The Populist Challenge of Common EU Policies: The Case of (Im)migration (2015-2018)

Łukasz Gruszczyński
Kozminski University
Réka Friedery
HUN-REN Centre for Social Sciences

Published 2023-06-30

Keywords

  • immigration,
  • populism,
  • common EU policies,
  • national policies,
  • migration crisis

How to Cite

Gruszczyński, Łukasz, & Friedery, R. (2023). The Populist Challenge of Common EU Policies: The Case of (Im)migration (2015-2018). Polish Yearbook of International Law, 42, 221–244. https://doi.org/10.24425/PYIL.2023.147177

Abstract

One of the major conflicts between populist and non-populist forces (movements, parties, governments) as well as the European Union (EU) institutions has manifested in the area of immigration policy. This article investigates how the influx of migrants in 2015-2016 was subsequently used by populists as a policy conflict ground within the EU. In this context, it particularly looks at how the problem of migration was framed and map the policy responses in the selected EU Member States. The article covers the 2015-2018 period and includes the following countries: France, Germany, Greece, Italy, Hungary, and Poland.

The article observes that the 2015-2016 migration crisis and the response to it led to (or reinvigorated existing) politicisation of the topic across the EU, forcing the parties from all sides of the political spectrum to take a position on it.
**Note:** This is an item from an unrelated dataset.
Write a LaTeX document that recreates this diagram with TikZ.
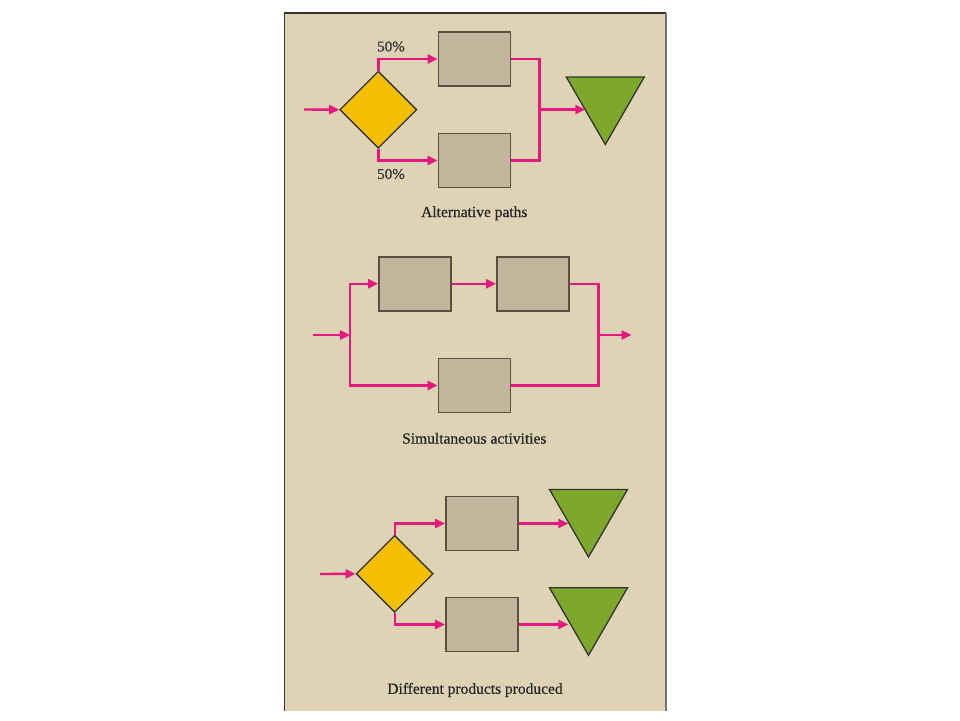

Simultaneously, one may also observe a process of securitisation of migration in the political debate in all analysed countries. Irregular migration was construed as a security threat by many political parties and leaders, requiring emergency measures and justifying actions outside the normal bounds of political and legal procedures. While the securitisation strategy was most visible in the discourse of the right-wing populist parties, its elements were progressively taken by the mainstream parties, arguably in response to increased salience of the issue.

The article also finds a correlation between the ideological profile of the parties and their approach to the migration crisis and the proposed EU response. All the parties located close to the right extreme tended to take a strong anti-immigration and anti-EU stance. All of them also ranked high in the populist index. On the other hand, the populist parties located on the left side or in the centre of the political spectrum took a moderate stance on this issue.